╭─ Data rows

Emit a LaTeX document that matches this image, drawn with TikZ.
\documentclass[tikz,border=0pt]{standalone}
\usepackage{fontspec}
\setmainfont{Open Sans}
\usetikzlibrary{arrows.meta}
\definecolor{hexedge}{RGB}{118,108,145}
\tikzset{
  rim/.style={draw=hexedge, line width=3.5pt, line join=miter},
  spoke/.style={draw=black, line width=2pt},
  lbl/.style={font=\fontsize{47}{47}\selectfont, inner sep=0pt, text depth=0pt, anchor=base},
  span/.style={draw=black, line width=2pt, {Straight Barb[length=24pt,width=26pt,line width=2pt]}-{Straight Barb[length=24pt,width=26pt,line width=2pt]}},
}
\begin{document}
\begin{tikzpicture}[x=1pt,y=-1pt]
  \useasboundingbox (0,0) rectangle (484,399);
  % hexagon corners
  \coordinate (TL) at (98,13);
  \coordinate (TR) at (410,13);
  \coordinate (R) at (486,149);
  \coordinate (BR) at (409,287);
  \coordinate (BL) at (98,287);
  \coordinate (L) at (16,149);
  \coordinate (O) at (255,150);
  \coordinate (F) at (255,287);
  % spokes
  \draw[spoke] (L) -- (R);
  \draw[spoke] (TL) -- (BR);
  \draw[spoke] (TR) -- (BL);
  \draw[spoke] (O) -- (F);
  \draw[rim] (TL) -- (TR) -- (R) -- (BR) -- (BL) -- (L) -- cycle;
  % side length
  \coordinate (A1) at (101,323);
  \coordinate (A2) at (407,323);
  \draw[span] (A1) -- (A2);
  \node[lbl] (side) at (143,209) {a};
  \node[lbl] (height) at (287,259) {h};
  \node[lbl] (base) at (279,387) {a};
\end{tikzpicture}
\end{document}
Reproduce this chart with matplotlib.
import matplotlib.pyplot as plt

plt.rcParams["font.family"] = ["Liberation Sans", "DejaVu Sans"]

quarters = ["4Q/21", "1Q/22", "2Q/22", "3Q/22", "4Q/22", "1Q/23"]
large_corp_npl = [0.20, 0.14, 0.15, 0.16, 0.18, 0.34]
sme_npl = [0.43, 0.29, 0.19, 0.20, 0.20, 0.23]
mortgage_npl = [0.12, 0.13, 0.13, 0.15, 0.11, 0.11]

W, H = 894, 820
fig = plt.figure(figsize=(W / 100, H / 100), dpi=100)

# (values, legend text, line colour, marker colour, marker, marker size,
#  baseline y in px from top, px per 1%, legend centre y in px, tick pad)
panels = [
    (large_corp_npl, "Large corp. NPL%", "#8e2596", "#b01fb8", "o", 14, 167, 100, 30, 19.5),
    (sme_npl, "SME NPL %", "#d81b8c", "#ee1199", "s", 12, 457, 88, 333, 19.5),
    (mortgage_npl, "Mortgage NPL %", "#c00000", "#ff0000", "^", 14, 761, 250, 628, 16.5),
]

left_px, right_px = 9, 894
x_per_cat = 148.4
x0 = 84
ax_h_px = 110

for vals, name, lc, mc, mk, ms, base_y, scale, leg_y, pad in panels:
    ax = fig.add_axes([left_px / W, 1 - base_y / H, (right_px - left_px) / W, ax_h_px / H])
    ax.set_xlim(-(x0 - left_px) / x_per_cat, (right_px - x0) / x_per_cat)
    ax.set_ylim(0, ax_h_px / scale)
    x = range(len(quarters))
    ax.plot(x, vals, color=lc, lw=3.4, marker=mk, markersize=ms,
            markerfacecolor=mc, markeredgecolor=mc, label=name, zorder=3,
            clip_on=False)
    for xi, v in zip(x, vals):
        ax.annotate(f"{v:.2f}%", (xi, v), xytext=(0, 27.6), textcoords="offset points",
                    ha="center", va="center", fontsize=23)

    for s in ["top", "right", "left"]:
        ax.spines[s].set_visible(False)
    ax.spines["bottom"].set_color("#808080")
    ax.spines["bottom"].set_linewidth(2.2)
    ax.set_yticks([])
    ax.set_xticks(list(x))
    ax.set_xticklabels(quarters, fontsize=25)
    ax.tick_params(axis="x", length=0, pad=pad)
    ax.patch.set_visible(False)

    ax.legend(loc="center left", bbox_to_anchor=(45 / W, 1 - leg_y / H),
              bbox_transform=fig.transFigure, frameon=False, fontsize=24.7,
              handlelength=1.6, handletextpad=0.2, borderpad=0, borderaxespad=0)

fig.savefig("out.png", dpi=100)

╰─

▸ Problem: Please reproduce all of the entries exactly as they stand.

▸ Full solution:
Emit a LaTeX document that matches this image, drawn with TikZ.
\documentclass[tikz,border=0pt]{standalone}
\usepackage{fontspec}
\setmainfont{Open Sans}
\usetikzlibrary{arrows.meta}
\definecolor{hexedge}{RGB}{118,108,145}
\tikzset{
  rim/.style={draw=hexedge, line width=3.5pt, line join=miter},
  spoke/.style={draw=black, line width=2pt},
  lbl/.style={font=\fontsize{47}{47}\selectfont, inner sep=0pt, text depth=0pt, anchor=base},
  span/.style={draw=black, line width=2pt, {Straight Barb[length=24pt,width=26pt,line width=2pt]}-{Straight Barb[length=24pt,width=26pt,line width=2pt]}},
}
\begin{document}
\begin{tikzpicture}[x=1pt,y=-1pt]
  \useasboundingbox (0,0) rectangle (484,399);
  % hexagon corners
  \coordinate (TL) at (98,13);
  \coordinate (TR) at (410,13);
  \coordinate (R) at (486,149);
  \coordinate (BR) at (409,287);
  \coordinate (BL) at (98,287);
  \coordinate (L) at (16,149);
  \coordinate (O) at (255,150);
  \coordinate (F) at (255,287);
  % spokes
  \draw[spoke] (L) -- (R);
  \draw[spoke] (TL) -- (BR);
  \draw[spoke] (TR) -- (BL);
  \draw[spoke] (O) -- (F);
  \draw[rim] (TL) -- (TR) -- (R) -- (BR) -- (BL) -- (L) -- cycle;
  % side length
  \coordinate (A1) at (101,323);
  \coordinate (A2) at (407,323);
  \draw[span] (A1) -- (A2);
  \node[lbl] (side) at (143,209) {a};
  \node[lbl] (height) at (287,259) {h};
  \node[lbl] (base) at (279,387) {a};
\end{tikzpicture}
\end{document}
Reproduce this chart with matplotlib.
import matplotlib.pyplot as plt

plt.rcParams["font.family"] = ["Liberation Sans", "DejaVu Sans"]

quarters = ["4Q/21", "1Q/22", "2Q/22", "3Q/22", "4Q/22", "1Q/23"]
large_corp_npl = [0.20, 0.14, 0.15, 0.16, 0.18, 0.34]
sme_npl = [0.43, 0.29, 0.19, 0.20, 0.20, 0.23]
mortgage_npl = [0.12, 0.13, 0.13, 0.15, 0.11, 0.11]

W, H = 894, 820
fig = plt.figure(figsize=(W / 100, H / 100), dpi=100)

# (values, legend text, line colour, marker colour, marker, marker size,
#  baseline y in px from top, px per 1%, legend centre y in px, tick pad)
panels = [
    (large_corp_npl, "Large corp. NPL%", "#8e2596", "#b01fb8", "o", 14, 167, 100, 30, 19.5),
    (sme_npl, "SME NPL %", "#d81b8c", "#ee1199", "s", 12, 457, 88, 333, 19.5),
    (mortgage_npl, "Mortgage NPL %", "#c00000", "#ff0000", "^", 14, 761, 250, 628, 16.5),
]

left_px, right_px = 9, 894
x_per_cat = 148.4
x0 = 84
ax_h_px = 110

for vals, name, lc, mc, mk, ms, base_y, scale, leg_y, pad in panels:
    ax = fig.add_axes([left_px / W, 1 - base_y / H, (right_px - left_px) / W, ax_h_px / H])
    ax.set_xlim(-(x0 - left_px) / x_per_cat, (right_px - x0) / x_per_cat)
    ax.set_ylim(0, ax_h_px / scale)
    x = range(len(quarters))
    ax.plot(x, vals, color=lc, lw=3.4, marker=mk, markersize=ms,
            markerfacecolor=mc, markeredgecolor=mc, label=name, zorder=3,
            clip_on=False)
    for xi, v in zip(x, vals):
        ax.annotate(f"{v:.2f}%", (xi, v), xytext=(0, 27.6), textcoords="offset points",
                    ha="center", va="center", fontsize=23)

    for s in ["top", "right", "left"]:
        ax.spines[s].set_visible(False)
    ax.spines["bottom"].set_color("#808080")
    ax.spines["bottom"].set_linewidth(2.2)
    ax.set_yticks([])
    ax.set_xticks(list(x))
    ax.set_xticklabels(quarters, fontsize=25)
    ax.tick_params(axis="x", length=0, pad=pad)
    ax.patch.set_visible(False)

    ax.legend(loc="center left", bbox_to_anchor=(45 / W, 1 - leg_y / H),
              bbox_transform=fig.transFigure, frameon=False, fontsize=24.7,
              handlelength=1.6, handletextpad=0.2, borderpad=0, borderaxespad=0)

fig.savefig("out.png", dpi=100)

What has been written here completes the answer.